Brand Owner v. Retail Models of Funding the Circular Economy
Resource recovery through the operation of reverse supply chains requires substantial funding, at least while producers work to internalize and minimize those costs over time. Under government-run waste diversion schemes, those costs are borne by the consumer through payment of much maligned “eco fees”.
The model used for charging and passing along eco fees among supply chain parties can have significant impacts upon long term circular economy strategies. Two models have been adopted in the transition from waste diversion to true individual producer resource recovery:
Brand Owner – Fees Passed Down Supply Chain
The brand owner (or first importer if no resident brand owner) model seeks to obligate the party which “places the product on the market”, whether or not it manufactures, as the responsible party to charge eco fees. This is done in the expectation that casting the net broadly will necessarily allow for (over)collection of fees. The brand owner also notionally controls the product composition, making them the obvious locus for design-for-environment developments.
The challenges presented by this model are numerous:
– brands must include the eco fees in their costing, creating price disparities for the same product across jurisdictions with different (or no) eco fee obligations;
– the eco fees must held in inventory by any intermediary parties between brand owner and final seller, such as distributors and resellers;
– only a subset of the eco fees paid for products placed on a particular market will ultimately be owing – products are distributed elsewhere or go unsold;
– differentiation between fees paid and those ultimately chargeable down the supply chain create costs risks;
Retail Model – Fees at Point of Sale Passed Back Upon
The fees charged in this model aren’t levied until point of sale, but the responsible party remains the brand owner which must recapture those fees to fund the reverse supply chain;
This model also presents challenges:
– there are too many retailers for each product, making the recapture of the eco fees (in a non-regulated market) in the final sale imperfect at best;
– it makes the fees visible as a separate environmental levy, which has, at times, displeased consumers and their governments;
– there is a greater propensity for rival brand owners to seek the same eco fee so as to not lose competitiveness in the eyes of the consumer even though their resource recovery costs may be quite different; and
– across a brand owner’s product line, the administrative pressure to keep all eco fees the same means no encouragement to the consumer for the better designed-for-environment product.

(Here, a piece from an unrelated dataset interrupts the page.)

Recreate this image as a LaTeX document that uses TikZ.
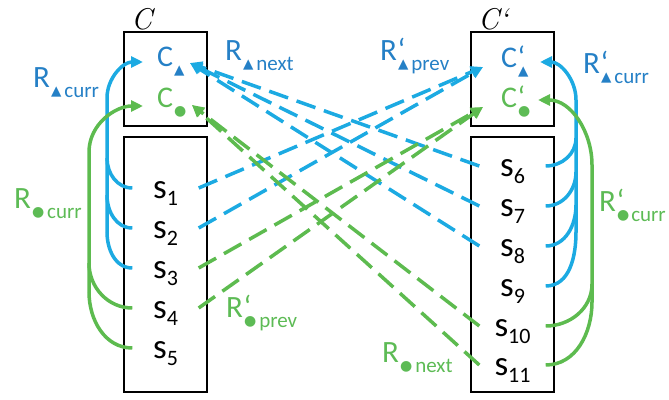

Shedding Legacy of Fee Passing Requires Innovation
Regardless of whether the Brand Owner or Retail model is adopted, what is clear is that the full costs of a product within a circular economy, including all of its resource recovery obligations, must eventually be built into the product pricing, encouraging producers to boldly invest in the types of innovations necessary to make the product resource revenue-positive and a sought-after resource, retiring the eco fee obligation wherever placed.